Short exercise: Give back exactly the lines from the beginning of the listing below to the line holding "ność wyciągania praktycznych\\", both ends included; the pictures stay out.

Information provided:

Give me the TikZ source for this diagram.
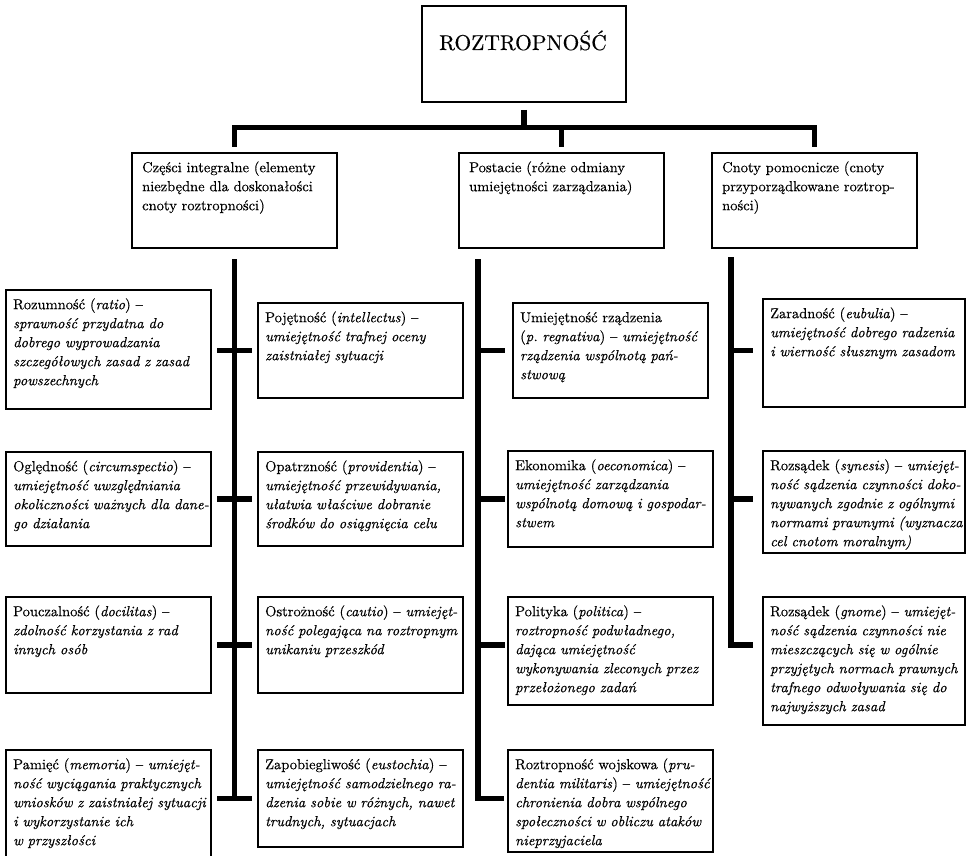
\documentclass[tikz,border=0pt]{standalone}
\usepackage{fontspec}
\setmainfont{lmroman10-regular.otf}[ItalicFont=lmroman10-italic.otf, RawFeature={embolden=0.35}]
\newcommand{\mybox}[7]{%
  \node[box, minimum width=#4pt, minimum height=#5pt] (#1) at (#2,#3) {};
  \node[txt] (#1t) at ([xshift=#6pt, yshift=-5.7pt]#1.north west) {\strut #7};}
\begin{document}
\begin{tikzpicture}[x=1pt,y=-1pt,
  box/.style={draw, line width=2.6pt, inner sep=0pt, outer sep=0pt, anchor=north west},
  txt/.style={inner sep=0pt, anchor=north west, text width=260pt, align=left,
    font=\fontsize{14.5}{19}\selectfont},
  conn/.style={line width=5.5pt, line join=miter}]
\useasboundingbox (0,0) rectangle (969,856);

% top
\node[box, minimum width=204pt, minimum height=96pt] (top) at (422,6) {};
\node[inner sep=0pt, anchor=base, font=\fontsize{21.5}{25}\selectfont] (topt) at (523,50) {ROZTROPNOŚĆ};

% categories
\mybox{c1}{132}{153}{205}{95}{10}{Części integralne (elementy\\ niezbędne dla doskonałości\\ cnoty roztropności)}
\mybox{c2}{459}{153}{205}{95}{10}{Postacie (różne odmiany\\ umiejętności zarządzania)}
\mybox{c3}{712}{153}{205}{95}{10}{Cnoty pomocnicze (cnoty\\ przyporządkowane roztrop-\\ ności)}

% left column
\mybox{r1}{6}{290}{205}{119}{7}{Rozumność (\textit{ratio}) –\\ \textit{sprawność przydatna do\\ dobrego wyprowadzania\\ szczegółowych zasad z zasad\\ powszechnych}}
\mybox{r2}{6}{452}{205}{94}{7}{Oględność (\textit{circumspectio}) –\\ \textit{umiejętność uwzględniania\\ okoliczności ważnych dla dane-\\ go działania}}
\mybox{r3}{6}{597}{205}{96}{7}{Pouczalność (\textit{docilitas}) –\\ \textit{zdolność korzystania z rad\\ innych osób}}
\mybox{r4}{6}{750}{205}{110}{7}{Pamięć (\textit{memoria}) – \textit{umiejęt-\\ ność wyciągania praktycznych\\ wniosków z zaistniałej sytuacji\\ i wykorzystanie ich\\ w przyszłości}}

\mybox{p1}{258}{303}{205}{95}{7}{Pojętność (\textit{intellectus}) –\\ \textit{umiejętność trafnej oceny\\ zaistniałej sytuacji}}
\mybox{p2}{258}{452}{205}{94}{7}{Opatrzność (\textit{providentia}) –\\ \textit{umiejętność przewidywania,\\ ułatwia właściwe dobranie\\ środków do osiągnięcia celu}}
\mybox{p3}{258}{597}{205}{96}{7}{Ostrożność (\textit{cautio}) – \textit{umiejęt-\\ ność polegająca na roztropnym\\ unikaniu przeszkód}}
\mybox{p4}{258}{750}{205}{97}{7}{Zapobiegliwość (\textit{eustochia}) –\\ \textit{umiejętność samodzielnego ra-\\ dzenia sobie w różnych, nawet\\ trudnych, sytuacjach}}

% middle column
\mybox{m1}{513}{303}{195}{95}{7}{Umiejętność rządzenia\\ (\textit{p.\ regnativa}) – \textit{umiejętność\\ rządzenia wspólnotą pań-\\ stwową}}
\mybox{m2}{508}{451}{205}{96}{7}{Ekonomika (\textit{oeconomica}) –\\ \textit{umiejętność zarządzania\\ wspólnotą domową i gospodar-\\ stwem}}
\mybox{m3}{508}{597}{205}{108}{7}{Polityka (\textit{politica}) –\\ \textit{roztropność podwładnego,\\ dająca umiejętność\\ wykonywania zleconych przez\\ przełożonego zadań}}
\mybox{m4}{508}{750}{205}{102}{7}{Roztropność wojskowa (\textit{pru-\\ dentia militaris}) – \textit{umiejętność\\ chronienia dobra wspólnego\\ społeczności w obliczu ataków\\ nieprzyjaciela}}

% right column
\mybox{z1}{763}{299}{202}{108}{7}{Zaradność (\textit{eubulia}) –\\ \textit{umiejętność dobrego radzenia\\ i wierność słusznym zasadom}}
\mybox{z2}{763}{451}{202}{102}{7}{Rozsądek (\textit{synesis}) – \textit{umiejęt-\\ ność sądzenia czynności doko-\\ nywanych zgodnie z ogólnymi\\ normami prawnymi (wyznacza\\ cel cnotom moralnym)}}
\mybox{z3}{763}{597}{202}{128}{7}{Rozsądek (\textit{gnome}) – \textit{umiejęt-\\ ność sądzenia czynności nie\\ mieszczących się w ogólnie\\ przyjętych normach prawnych\\ trafnego odwoływania się do\\ najwyższych zasad}}

% upper connectors
\coordinate (bar) at (524,127.5);
\draw[conn] ([yshift=-8pt]top.south) -- (top.south |- bar);
\draw[conn] ([yshift=6pt]c1.north) -- (c1.north |- bar) -- (c3.north |- bar) -- ([yshift=6pt]c3.north);
\draw[conn] ([yshift=6pt]c2.north) -- (c2.north |- bar);

% left trunk
\coordinate (tL) at ([yshift=-11pt]c1.south);
\draw[conn] (tL) -- (tL |- p4.west);
\draw[conn] ([xshift=6pt]p1.west -| r1.east) -- ([xshift=-6pt]p1.west);
\draw[conn] ([xshift=6pt]p2.west -| r2.east) -- ([xshift=-6pt]p2.west);
\draw[conn] ([xshift=6pt]p3.west -| r3.east) -- ([xshift=-6pt]p3.west);
\draw[conn] ([xshift=6pt]p4.west -| r4.east) -- ([xshift=-6pt]p4.west);

% middle trunk
\coordinate (tM) at ([xshift=19pt,yshift=-11pt]c2.south west);
\draw[conn] (tM) -- (tM |- p4.west) -- ([xshift=-4pt]m4.west |- p4.west);
\draw[conn] (tM |- p1.west) -- ([xshift=-8pt]m1.west |- p1.west);
\draw[conn] (tM |- p2.west) -- ([xshift=-3pt]m2.west |- p2.west);
\draw[conn] (tM |- p3.west) -- ([xshift=-3pt]m3.west |- p3.west);

% right trunk
\coordinate (tR) at ([xshift=19pt,yshift=-9pt]c3.south west);
\draw[conn] (tR) -- (tR |- p3.west) -- ([xshift=-10pt]z3.west |- p3.west);
\draw[conn] (tR |- p1.west) -- ([xshift=-10pt]z1.west |- p1.west);
\draw[conn] (tR |- p2.west) -- ([xshift=-10pt]z2.west |- p2.west);
\end{tikzpicture}
\end{document}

Response to the task:
Give me the TikZ source for this diagram.
\documentclass[tikz,border=0pt]{standalone}
\usepackage{fontspec}
\setmainfont{lmroman10-regular.otf}[ItalicFont=lmroman10-italic.otf, RawFeature={embolden=0.35}]
\newcommand{\mybox}[7]{%
  \node[box, minimum width=#4pt, minimum height=#5pt] (#1) at (#2,#3) {};
  \node[txt] (#1t) at ([xshift=#6pt, yshift=-5.7pt]#1.north west) {\strut #7};}
\begin{document}
\begin{tikzpicture}[x=1pt,y=-1pt,
  box/.style={draw, line width=2.6pt, inner sep=0pt, outer sep=0pt, anchor=north west},
  txt/.style={inner sep=0pt, anchor=north west, text width=260pt, align=left,
    font=\fontsize{14.5}{19}\selectfont},
  conn/.style={line width=5.5pt, line join=miter}]
\useasboundingbox (0,0) rectangle (969,856);

% top
\node[box, minimum width=204pt, minimum height=96pt] (top) at (422,6) {};
\node[inner sep=0pt, anchor=base, font=\fontsize{21.5}{25}\selectfont] (topt) at (523,50) {ROZTROPNOŚĆ};

% categories
\mybox{c1}{132}{153}{205}{95}{10}{Części integralne (elementy\\ niezbędne dla doskonałości\\ cnoty roztropności)}
\mybox{c2}{459}{153}{205}{95}{10}{Postacie (różne odmiany\\ umiejętności zarządzania)}
\mybox{c3}{712}{153}{205}{95}{10}{Cnoty pomocnicze (cnoty\\ przyporządkowane roztrop-\\ ności)}

% left column
\mybox{r1}{6}{290}{205}{119}{7}{Rozumność (\textit{ratio}) –\\ \textit{sprawność przydatna do\\ dobrego wyprowadzania\\ szczegółowych zasad z zasad\\ powszechnych}}
\mybox{r2}{6}{452}{205}{94}{7}{Oględność (\textit{circumspectio}) –\\ \textit{umiejętność uwzględniania\\ okoliczności ważnych dla dane-\\ go działania}}
\mybox{r3}{6}{597}{205}{96}{7}{Pouczalność (\textit{docilitas}) –\\ \textit{zdolność korzystania z rad\\ innych osób}}
\mybox{r4}{6}{750}{205}{110}{7}{Pamięć (\textit{memoria}) – \textit{umiejęt-\\ ność wyciągania praktycznych\\ wniosków z zaistniałej sytuacji\\ i wykorzystanie ich\\ w przyszłości}}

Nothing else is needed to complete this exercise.